GIVEN REQUEST
Without the images, print all the entries below exactly as given.

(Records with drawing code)
┌──

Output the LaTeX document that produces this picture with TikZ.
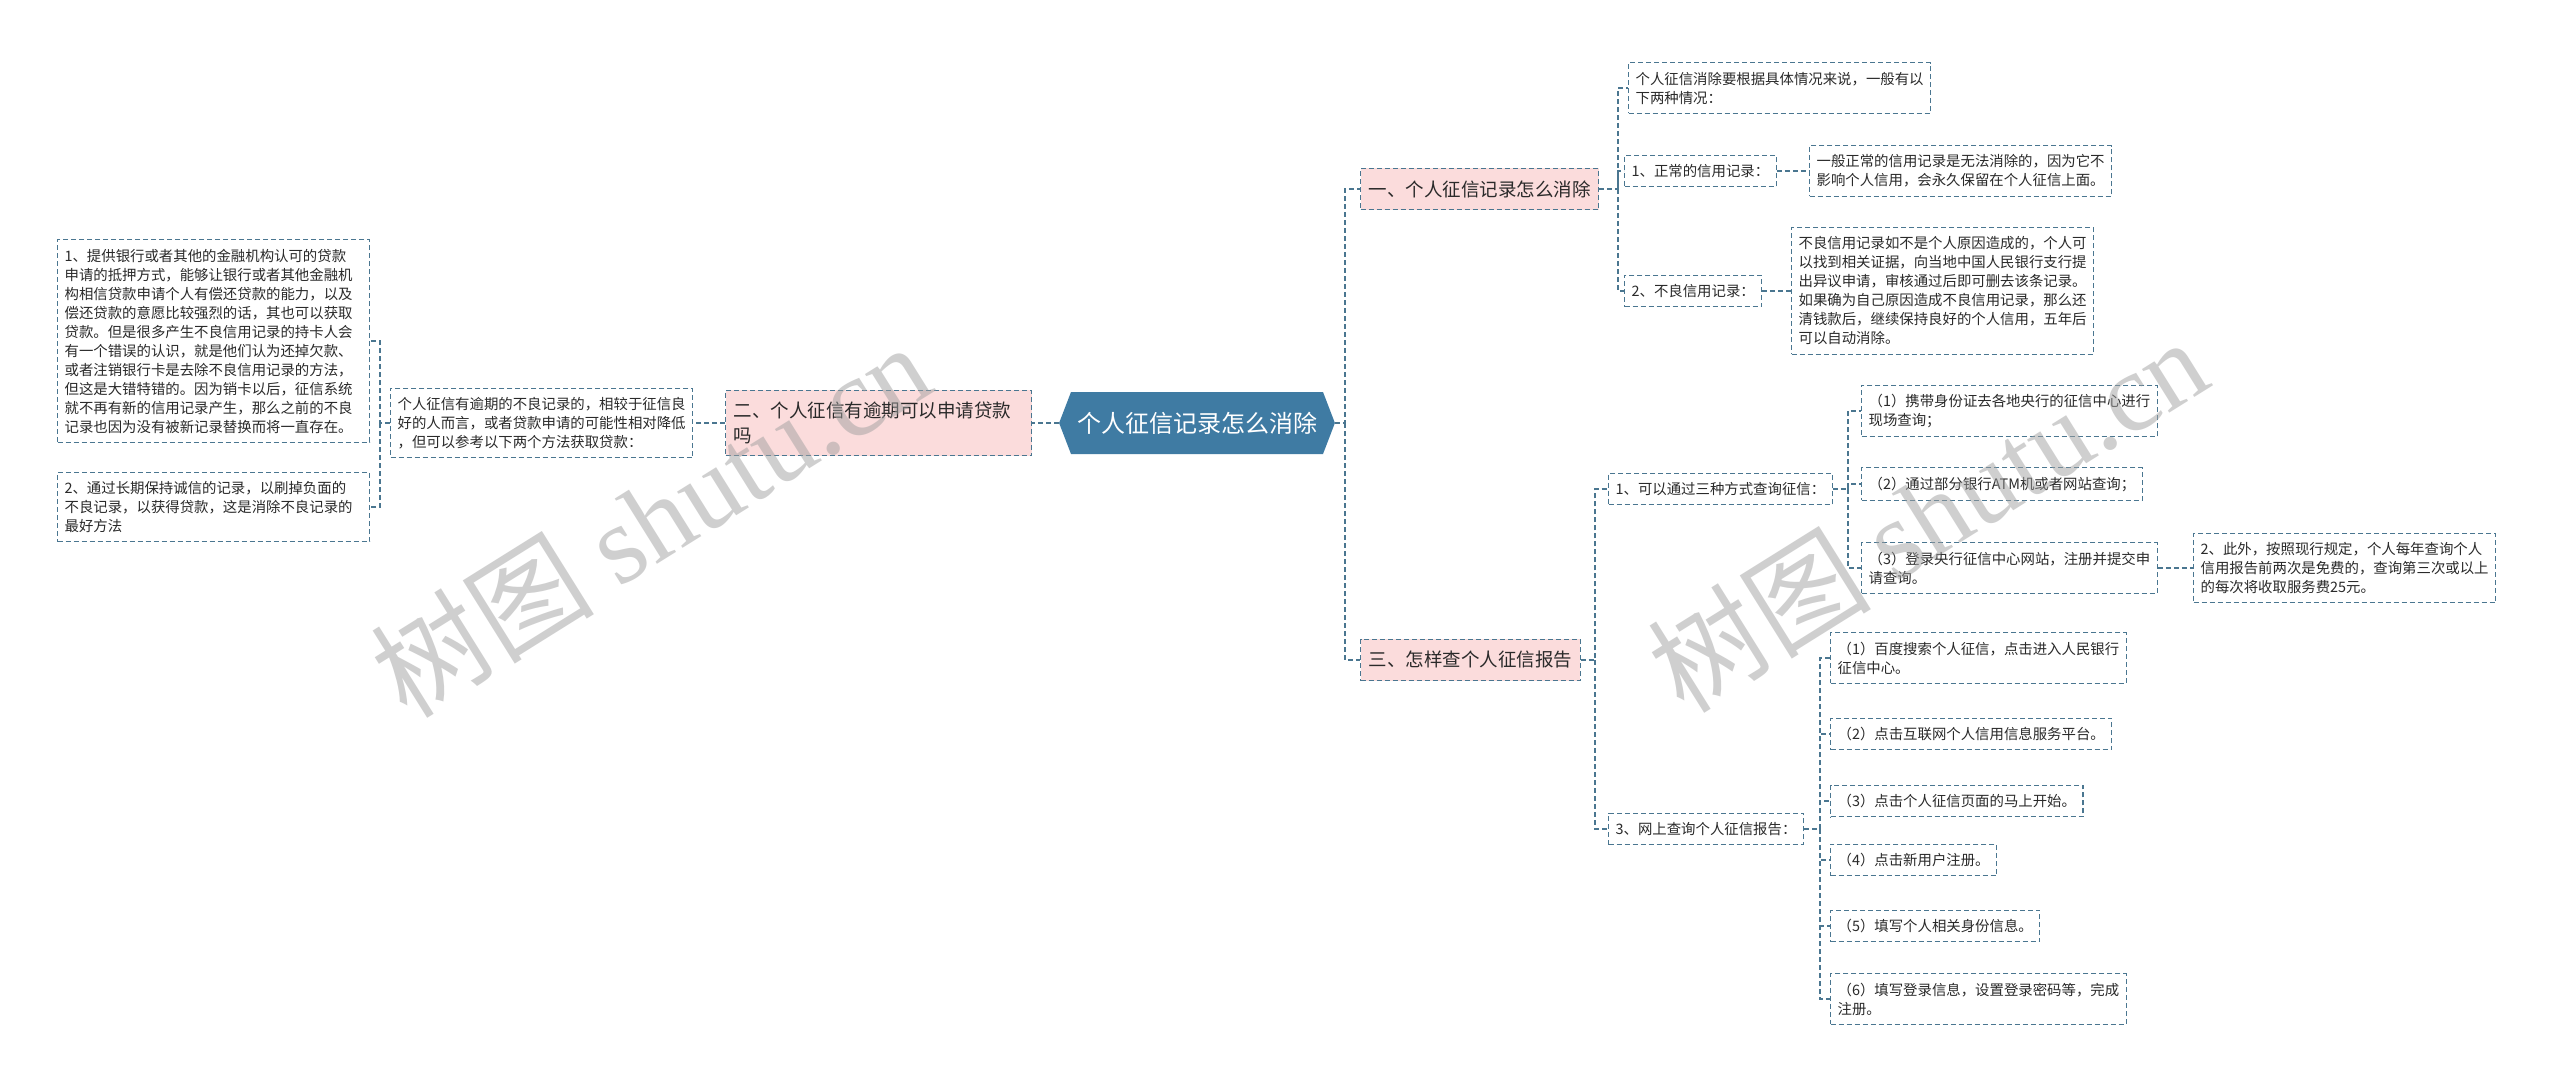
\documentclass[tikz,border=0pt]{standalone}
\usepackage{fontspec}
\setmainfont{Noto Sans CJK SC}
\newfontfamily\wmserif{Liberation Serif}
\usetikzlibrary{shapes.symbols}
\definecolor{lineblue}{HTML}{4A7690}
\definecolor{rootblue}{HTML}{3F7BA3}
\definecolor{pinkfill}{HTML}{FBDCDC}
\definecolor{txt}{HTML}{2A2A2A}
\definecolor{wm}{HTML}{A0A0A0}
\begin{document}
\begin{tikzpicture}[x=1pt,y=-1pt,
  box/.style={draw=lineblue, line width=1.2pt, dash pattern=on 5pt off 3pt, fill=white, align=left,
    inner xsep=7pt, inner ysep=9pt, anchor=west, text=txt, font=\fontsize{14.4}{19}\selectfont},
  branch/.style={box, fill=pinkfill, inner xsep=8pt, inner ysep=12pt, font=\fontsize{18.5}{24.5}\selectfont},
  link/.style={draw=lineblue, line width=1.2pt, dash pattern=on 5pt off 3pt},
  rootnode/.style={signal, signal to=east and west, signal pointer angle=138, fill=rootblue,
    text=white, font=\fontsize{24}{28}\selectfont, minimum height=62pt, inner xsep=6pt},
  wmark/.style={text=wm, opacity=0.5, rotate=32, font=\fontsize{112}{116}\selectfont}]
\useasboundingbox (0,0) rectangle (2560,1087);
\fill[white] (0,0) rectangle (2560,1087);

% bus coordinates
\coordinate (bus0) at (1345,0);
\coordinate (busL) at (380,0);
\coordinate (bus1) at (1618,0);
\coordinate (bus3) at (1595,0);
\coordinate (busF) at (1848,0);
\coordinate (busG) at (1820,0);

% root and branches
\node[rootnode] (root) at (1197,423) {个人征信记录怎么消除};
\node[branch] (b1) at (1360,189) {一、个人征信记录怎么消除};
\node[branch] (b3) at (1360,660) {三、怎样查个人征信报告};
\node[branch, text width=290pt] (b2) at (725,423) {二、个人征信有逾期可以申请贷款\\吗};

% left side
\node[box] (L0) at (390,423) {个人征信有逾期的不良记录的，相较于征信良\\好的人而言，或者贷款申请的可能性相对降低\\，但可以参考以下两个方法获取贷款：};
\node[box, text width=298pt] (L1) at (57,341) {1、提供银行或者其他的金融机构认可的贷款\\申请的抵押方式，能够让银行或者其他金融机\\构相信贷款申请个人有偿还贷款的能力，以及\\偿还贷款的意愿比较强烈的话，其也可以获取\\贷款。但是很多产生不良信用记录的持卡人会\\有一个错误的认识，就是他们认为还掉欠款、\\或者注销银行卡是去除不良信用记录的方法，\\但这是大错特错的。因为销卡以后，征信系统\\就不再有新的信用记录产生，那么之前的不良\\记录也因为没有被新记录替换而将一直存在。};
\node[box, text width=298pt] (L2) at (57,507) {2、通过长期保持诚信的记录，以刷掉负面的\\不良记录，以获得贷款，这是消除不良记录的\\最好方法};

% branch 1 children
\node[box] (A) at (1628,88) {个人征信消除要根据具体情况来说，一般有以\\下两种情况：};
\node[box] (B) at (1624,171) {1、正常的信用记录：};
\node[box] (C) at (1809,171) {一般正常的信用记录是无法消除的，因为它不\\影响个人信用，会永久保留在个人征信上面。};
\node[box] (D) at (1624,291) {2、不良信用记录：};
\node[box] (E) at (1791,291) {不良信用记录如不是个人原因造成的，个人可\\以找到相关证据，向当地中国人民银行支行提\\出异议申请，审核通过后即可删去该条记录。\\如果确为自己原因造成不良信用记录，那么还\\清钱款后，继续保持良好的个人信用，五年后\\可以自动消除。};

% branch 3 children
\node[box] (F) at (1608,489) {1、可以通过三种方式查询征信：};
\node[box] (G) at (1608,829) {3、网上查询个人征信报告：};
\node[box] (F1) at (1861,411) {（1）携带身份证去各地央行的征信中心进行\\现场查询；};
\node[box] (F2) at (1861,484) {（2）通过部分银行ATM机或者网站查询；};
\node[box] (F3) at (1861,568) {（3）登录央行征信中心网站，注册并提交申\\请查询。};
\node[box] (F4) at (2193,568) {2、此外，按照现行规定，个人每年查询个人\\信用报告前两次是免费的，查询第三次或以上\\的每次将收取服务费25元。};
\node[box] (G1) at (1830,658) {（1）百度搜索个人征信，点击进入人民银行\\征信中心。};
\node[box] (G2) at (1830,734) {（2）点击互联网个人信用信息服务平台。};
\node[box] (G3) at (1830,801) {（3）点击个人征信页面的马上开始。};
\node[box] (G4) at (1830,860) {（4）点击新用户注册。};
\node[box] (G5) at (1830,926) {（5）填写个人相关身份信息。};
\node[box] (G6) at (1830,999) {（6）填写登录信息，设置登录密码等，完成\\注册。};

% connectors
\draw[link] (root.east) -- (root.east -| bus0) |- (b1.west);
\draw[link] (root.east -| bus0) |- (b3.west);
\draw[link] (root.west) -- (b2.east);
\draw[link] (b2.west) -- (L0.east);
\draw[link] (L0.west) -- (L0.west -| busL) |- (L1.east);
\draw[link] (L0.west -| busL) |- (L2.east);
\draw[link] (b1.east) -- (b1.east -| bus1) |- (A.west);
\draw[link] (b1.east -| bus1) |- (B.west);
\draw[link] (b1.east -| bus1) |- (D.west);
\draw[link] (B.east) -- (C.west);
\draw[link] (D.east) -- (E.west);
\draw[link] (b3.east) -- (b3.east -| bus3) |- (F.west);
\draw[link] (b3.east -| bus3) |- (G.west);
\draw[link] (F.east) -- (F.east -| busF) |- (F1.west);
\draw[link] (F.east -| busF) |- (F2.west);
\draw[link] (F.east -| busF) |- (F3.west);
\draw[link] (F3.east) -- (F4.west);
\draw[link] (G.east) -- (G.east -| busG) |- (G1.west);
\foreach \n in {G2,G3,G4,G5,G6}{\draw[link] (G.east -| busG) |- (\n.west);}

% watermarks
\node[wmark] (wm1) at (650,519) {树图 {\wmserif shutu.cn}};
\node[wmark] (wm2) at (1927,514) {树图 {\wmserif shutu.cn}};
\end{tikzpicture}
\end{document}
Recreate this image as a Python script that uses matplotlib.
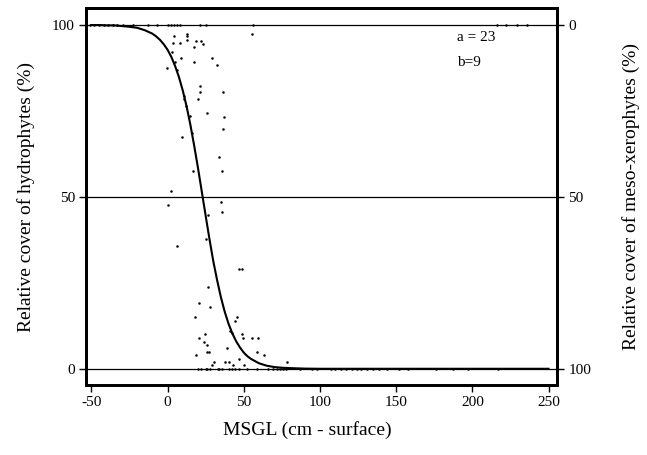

└──

TASK RESPONSE
Output the LaTeX document that produces this picture with TikZ.
\documentclass[tikz,border=0pt]{standalone}
\usepackage{fontspec}
\setmainfont{Noto Sans CJK SC}
\newfontfamily\wmserif{Liberation Serif}
\usetikzlibrary{shapes.symbols}
\definecolor{lineblue}{HTML}{4A7690}
\definecolor{rootblue}{HTML}{3F7BA3}
\definecolor{pinkfill}{HTML}{FBDCDC}
\definecolor{txt}{HTML}{2A2A2A}
\definecolor{wm}{HTML}{A0A0A0}
\begin{document}
\begin{tikzpicture}[x=1pt,y=-1pt,
  box/.style={draw=lineblue, line width=1.2pt, dash pattern=on 5pt off 3pt, fill=white, align=left,
    inner xsep=7pt, inner ysep=9pt, anchor=west, text=txt, font=\fontsize{14.4}{19}\selectfont},
  branch/.style={box, fill=pinkfill, inner xsep=8pt, inner ysep=12pt, font=\fontsize{18.5}{24.5}\selectfont},
  link/.style={draw=lineblue, line width=1.2pt, dash pattern=on 5pt off 3pt},
  rootnode/.style={signal, signal to=east and west, signal pointer angle=138, fill=rootblue,
    text=white, font=\fontsize{24}{28}\selectfont, minimum height=62pt, inner xsep=6pt},
  wmark/.style={text=wm, opacity=0.5, rotate=32, font=\fontsize{112}{116}\selectfont}]
\useasboundingbox (0,0) rectangle (2560,1087);
\fill[white] (0,0) rectangle (2560,1087);

% bus coordinates
\coordinate (bus0) at (1345,0);
\coordinate (busL) at (380,0);
\coordinate (bus1) at (1618,0);
\coordinate (bus3) at (1595,0);
\coordinate (busF) at (1848,0);
\coordinate (busG) at (1820,0);

% root and branches
\node[rootnode] (root) at (1197,423) {个人征信记录怎么消除};
\node[branch] (b1) at (1360,189) {一、个人征信记录怎么消除};
\node[branch] (b3) at (1360,660) {三、怎样查个人征信报告};
\node[branch, text width=290pt] (b2) at (725,423) {二、个人征信有逾期可以申请贷款\\吗};

% left side
\node[box] (L0) at (390,423) {个人征信有逾期的不良记录的，相较于征信良\\好的人而言，或者贷款申请的可能性相对降低\\，但可以参考以下两个方法获取贷款：};
\node[box, text width=298pt] (L1) at (57,341) {1、提供银行或者其他的金融机构认可的贷款\\申请的抵押方式，能够让银行或者其他金融机\\构相信贷款申请个人有偿还贷款的能力，以及\\偿还贷款的意愿比较强烈的话，其也可以获取\\贷款。但是很多产生不良信用记录的持卡人会\\有一个错误的认识，就是他们认为还掉欠款、\\或者注销银行卡是去除不良信用记录的方法，\\但这是大错特错的。因为销卡以后，征信系统\\就不再有新的信用记录产生，那么之前的不良\\记录也因为没有被新记录替换而将一直存在。};
\node[box, text width=298pt] (L2) at (57,507) {2、通过长期保持诚信的记录，以刷掉负面的\\不良记录，以获得贷款，这是消除不良记录的\\最好方法};

% branch 1 children
\node[box] (A) at (1628,88) {个人征信消除要根据具体情况来说，一般有以\\下两种情况：};
\node[box] (B) at (1624,171) {1、正常的信用记录：};
\node[box] (C) at (1809,171) {一般正常的信用记录是无法消除的，因为它不\\影响个人信用，会永久保留在个人征信上面。};
\node[box] (D) at (1624,291) {2、不良信用记录：};
\node[box] (E) at (1791,291) {不良信用记录如不是个人原因造成的，个人可\\以找到相关证据，向当地中国人民银行支行提\\出异议申请，审核通过后即可删去该条记录。\\如果确为自己原因造成不良信用记录，那么还\\清钱款后，继续保持良好的个人信用，五年后\\可以自动消除。};

% branch 3 children
\node[box] (F) at (1608,489) {1、可以通过三种方式查询征信：};
\node[box] (G) at (1608,829) {3、网上查询个人征信报告：};
\node[box] (F1) at (1861,411) {（1）携带身份证去各地央行的征信中心进行\\现场查询；};
\node[box] (F2) at (1861,484) {（2）通过部分银行ATM机或者网站查询；};
\node[box] (F3) at (1861,568) {（3）登录央行征信中心网站，注册并提交申\\请查询。};
\node[box] (F4) at (2193,568) {2、此外，按照现行规定，个人每年查询个人\\信用报告前两次是免费的，查询第三次或以上\\的每次将收取服务费25元。};
\node[box] (G1) at (1830,658) {（1）百度搜索个人征信，点击进入人民银行\\征信中心。};
\node[box] (G2) at (1830,734) {（2）点击互联网个人信用信息服务平台。};
\node[box] (G3) at (1830,801) {（3）点击个人征信页面的马上开始。};
\node[box] (G4) at (1830,860) {（4）点击新用户注册。};
\node[box] (G5) at (1830,926) {（5）填写个人相关身份信息。};
\node[box] (G6) at (1830,999) {（6）填写登录信息，设置登录密码等，完成\\注册。};

% connectors
\draw[link] (root.east) -- (root.east -| bus0) |- (b1.west);
\draw[link] (root.east -| bus0) |- (b3.west);
\draw[link] (root.west) -- (b2.east);
\draw[link] (b2.west) -- (L0.east);
\draw[link] (L0.west) -- (L0.west -| busL) |- (L1.east);
\draw[link] (L0.west -| busL) |- (L2.east);
\draw[link] (b1.east) -- (b1.east -| bus1) |- (A.west);
\draw[link] (b1.east -| bus1) |- (B.west);
\draw[link] (b1.east -| bus1) |- (D.west);
\draw[link] (B.east) -- (C.west);
\draw[link] (D.east) -- (E.west);
\draw[link] (b3.east) -- (b3.east -| bus3) |- (F.west);
\draw[link] (b3.east -| bus3) |- (G.west);
\draw[link] (F.east) -- (F.east -| busF) |- (F1.west);
\draw[link] (F.east -| busF) |- (F2.west);
\draw[link] (F.east -| busF) |- (F3.west);
\draw[link] (F3.east) -- (F4.west);
\draw[link] (G.east) -- (G.east -| busG) |- (G1.west);
\foreach \n in {G2,G3,G4,G5,G6}{\draw[link] (G.east -| busG) |- (\n.west);}

% watermarks
\node[wmark] (wm1) at (650,519) {树图 {\wmserif shutu.cn}};
\node[wmark] (wm2) at (1927,514) {树图 {\wmserif shutu.cn}};
\end{tikzpicture}
\end{document}
Recreate this image as a Python script that uses matplotlib.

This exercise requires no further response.